**PROBLEM DESCRIPTION**
Images are not part of the copy; write out the rest of the data exactly as given.

-- Start of DATA SHOWN --

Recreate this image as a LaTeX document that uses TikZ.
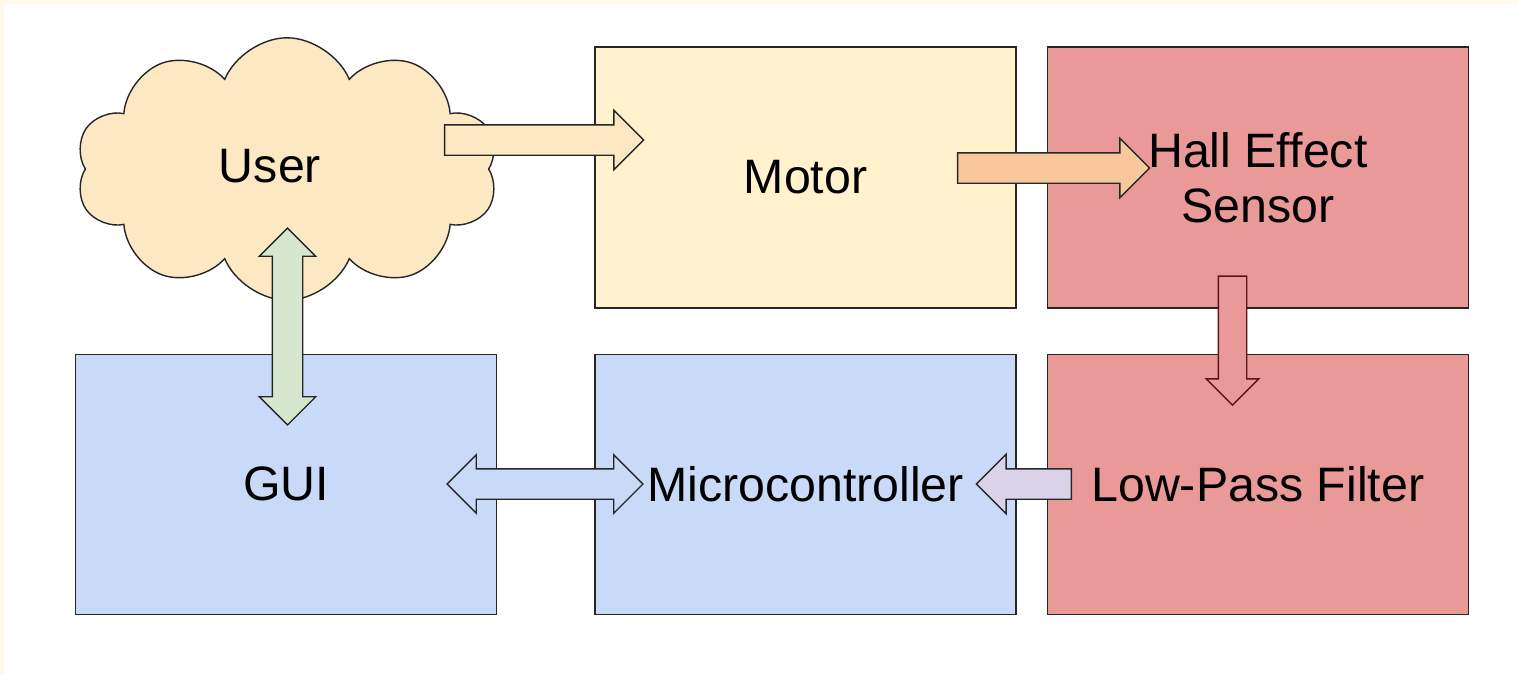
\documentclass[tikz,border=0pt]{standalone}
\usepackage{fontspec}
\setmainfont{Liberation Sans}
\usetikzlibrary{shapes.symbols, shapes.arrows, positioning}
\definecolor{edgecream}{HTML}{FFF9EC}
\definecolor{motorcream}{HTML}{FFF2CC}
\definecolor{usercream}{HTML}{FCE9C3}
\definecolor{sensorred}{HTML}{EA9999}
\definecolor{sensororange}{HTML}{F8C89C}
\definecolor{darkred}{HTML}{5B1414}
\definecolor{mcublue}{HTML}{C9DAF8}
\definecolor{guigreen}{HTML}{D5E8CF}
\definecolor{filterpurple}{HTML}{D9D2E9}
\tikzset{
  txt/.style={font=\fontsize{27.5}{31}\selectfont, align=center},
  block/.style={txt, draw=black!85, line width=0.8pt, minimum width=8.42cm, minimum height=5.22cm},
  blockarr/.style={single arrow, draw=black!85, line width=0.8pt, inner xsep=0pt, inner ysep=0.29cm, single arrow head extend=0.29cm},
  dblarr/.style={double arrow, draw=black!85, line width=0.8pt, inner xsep=0pt, inner ysep=0.29cm, double arrow head extend=0.28cm}
}
\begin{document}
\begin{tikzpicture}[x=0.02cm, y=-0.02cm]
  \useasboundingbox (0,0) rectangle (1518,674);
  % faint page edge
  \fill[edgecream] (0,0) rectangle (1518,4);
  \fill[edgecream] (0,0) rectangle (4,674);

  % blocks
  \node[block, fill=motorcream] (motor) at (805.5,177.5) {Motor};
  \node[block, fill=sensorred, right=0.6cm of motor] (hall) {Hall Effect\\Sensor};
  \node[block, fill=sensorred, minimum height=5.2cm, below=0.9cm of hall] (lpf) {Low-Pass Filter};
  \node[block, fill=mcublue, minimum height=5.2cm, below=0.9cm of motor] (mcu) {Microcontroller};
  \node[block, fill=mcublue, minimum height=5.2cm, left=1.94cm of mcu] (gui) {GUI};

  % user cloud
  \node[cloud, cloud puffs=10, cloud puff arc=135, cloud ignores aspect, draw=black!85, line width=0.8pt,
        fill=usercream, minimum width=8.45cm, minimum height=5.25cm] (user) at (287,169) {};
  \node[txt] (userlbl) at (270,166) {User};

  % arrows
  \node[blockarr, fill=usercream, minimum height=3.98cm] (a1) at (536.5,140) {};
  \node[blockarr, fill=sensororange, minimum height=3.84cm] (a2) at (1046,168) {};
  \node[blockarr, fill=sensorred, draw=darkred, inner ysep=0.27cm, single arrow head extend=0.24cm,
        minimum height=2.58cm, rotate=-90] (a3) at (1232.5,333.5) {};
  \node[dblarr, fill=mcublue, minimum height=3.92cm] (a4) at (545,484) {};
  \node[blockarr, fill=filterpurple, minimum height=1.9cm, rotate=180] (a5) at (1031.5,484) {};
  \node[dblarr, fill=guigreen, double arrow head extend=0.26cm, minimum height=3.94cm, rotate=90] (a6) at (287.5,326.5) {};
\end{tikzpicture}
\end{document}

-- End of DATA SHOWN --

**FULL OUTPUT**
Recreate this image as a LaTeX document that uses TikZ.
\documentclass[tikz,border=0pt]{standalone}
\usepackage{fontspec}
\setmainfont{Liberation Sans}
\usetikzlibrary{shapes.symbols, shapes.arrows, positioning}
\definecolor{edgecream}{HTML}{FFF9EC}
\definecolor{motorcream}{HTML}{FFF2CC}
\definecolor{usercream}{HTML}{FCE9C3}
\definecolor{sensorred}{HTML}{EA9999}
\definecolor{sensororange}{HTML}{F8C89C}
\definecolor{darkred}{HTML}{5B1414}
\definecolor{mcublue}{HTML}{C9DAF8}
\definecolor{guigreen}{HTML}{D5E8CF}
\definecolor{filterpurple}{HTML}{D9D2E9}
\tikzset{
  txt/.style={font=\fontsize{27.5}{31}\selectfont, align=center},
  block/.style={txt, draw=black!85, line width=0.8pt, minimum width=8.42cm, minimum height=5.22cm},
  blockarr/.style={single arrow, draw=black!85, line width=0.8pt, inner xsep=0pt, inner ysep=0.29cm, single arrow head extend=0.29cm},
  dblarr/.style={double arrow, draw=black!85, line width=0.8pt, inner xsep=0pt, inner ysep=0.29cm, double arrow head extend=0.28cm}
}
\begin{document}
\begin{tikzpicture}[x=0.02cm, y=-0.02cm]
  \useasboundingbox (0,0) rectangle (1518,674);
  % faint page edge
  \fill[edgecream] (0,0) rectangle (1518,4);
  \fill[edgecream] (0,0) rectangle (4,674);

  % blocks
  \node[block, fill=motorcream] (motor) at (805.5,177.5) {Motor};
  \node[block, fill=sensorred, right=0.6cm of motor] (hall) {Hall Effect\\Sensor};
  \node[block, fill=sensorred, minimum height=5.2cm, below=0.9cm of hall] (lpf) {Low-Pass Filter};
  \node[block, fill=mcublue, minimum height=5.2cm, below=0.9cm of motor] (mcu) {Microcontroller};
  \node[block, fill=mcublue, minimum height=5.2cm, left=1.94cm of mcu] (gui) {GUI};

  % user cloud
  \node[cloud, cloud puffs=10, cloud puff arc=135, cloud ignores aspect, draw=black!85, line width=0.8pt,
        fill=usercream, minimum width=8.45cm, minimum height=5.25cm] (user) at (287,169) {};
  \node[txt] (userlbl) at (270,166) {User};

  % arrows
  \node[blockarr, fill=usercream, minimum height=3.98cm] (a1) at (536.5,140) {};
  \node[blockarr, fill=sensororange, minimum height=3.84cm] (a2) at (1046,168) {};
  \node[blockarr, fill=sensorred, draw=darkred, inner ysep=0.27cm, single arrow head extend=0.24cm,
        minimum height=2.58cm, rotate=-90] (a3) at (1232.5,333.5) {};
  \node[dblarr, fill=mcublue, minimum height=3.92cm] (a4) at (545,484) {};
  \node[blockarr, fill=filterpurple, minimum height=1.9cm, rotate=180] (a5) at (1031.5,484) {};
  \node[dblarr, fill=guigreen, double arrow head extend=0.26cm, minimum height=3.94cm, rotate=90] (a6) at (287.5,326.5) {};
\end{tikzpicture}
\end{document}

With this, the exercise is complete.